Unausgeschlafen und ohne Hunger mache ich mich gestern Morgen auf den Weg zum Bahnhof. Ich muss mit der S-Bahn weiter. Bei jeder Zugdurchfahrt zucke ich zusammen, bewege mich weiter als üblich von der Bahnsteigkante weg und hoffe, dass sich niemand vor den Zug wirft.
Die Rückfahrt verläuft reibungslos. Schlafen konnte ich, trotz extremer Müdigkeit, keine Sekunde. Irgendwie war das Gefühl da, jeden Moment macht das Ding eine Vollbremsung. Wieder zu Hause, habe ich ein mulmiges Gefühl dabei, ins Bett zu gehen. Ich werde nicht „enttäuscht“. Das Fallen habe ich offensichtlich nicht verlernt und Züge waren auch wieder Teil des Geschehens. Die Träume werden unschärfer, aber das Gefühl nach dem Aufwachen ist immernoch da.

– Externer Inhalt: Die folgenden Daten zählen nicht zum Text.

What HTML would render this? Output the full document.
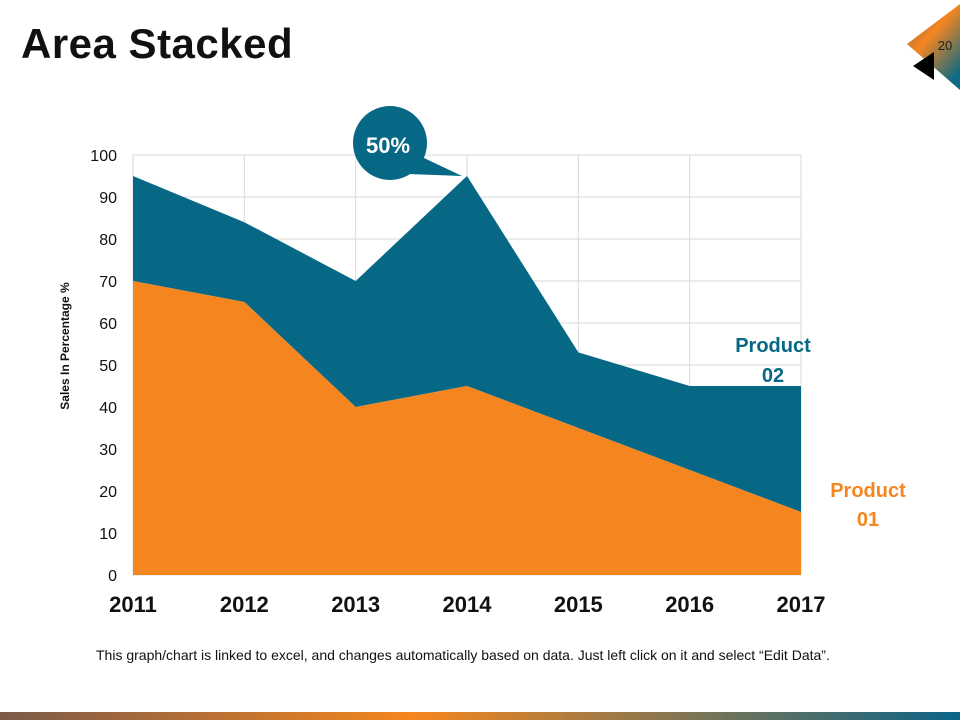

Ich geh jetzt schlafen. Hoffentlich traumlos.

5 Kommentare

  1. Harter Tobak. Ich befürchte, das wird dich noch eine Weile beschäftigen. Leider hab ich keine Patentlösung.

  2. Ich denke, dass es richtig und wichtig fir DICH ist, darüber zu schreiben, zu reden. Da kann keiner von uns richtig helfen, außer lesen resp. zuhören.

  3. Na ja, es ist ja nicht so, dass ich jetzt ein nervliches Wrack wäre. Jedenfalls nicht deshalb… ;-)
    Die letzte Nacht war auch wieder normal.

  4. hi andi, ich bin bei dir, habe aehnliches vor ca. 20 jahren am platz der einheit im zusammenhang mit einem strassenh´bahnunfall erlebt. nur das ich an dem opfer das unter den raedern lag, sehr na dran war und „es“ die letzten sekunden begleitet habe…
    Es ist aber jetzt „nur“ noch eine errinnerung!

  5. andreas: ich bin sehr froh, dass ich sowas bisher nicht aus der nähe erleben musste. ich bin da auch nicht unbedingt für geboren. auch wenn ich weiss, dass der adrenalinschub in der konkreten situation da einiges abschaltet. trotzdem konnte ich so direkte begegnungen mit dem tod – zum glück – verhindern. und genau deshalb hat mich das ganze ja so aus der kurve geworfen.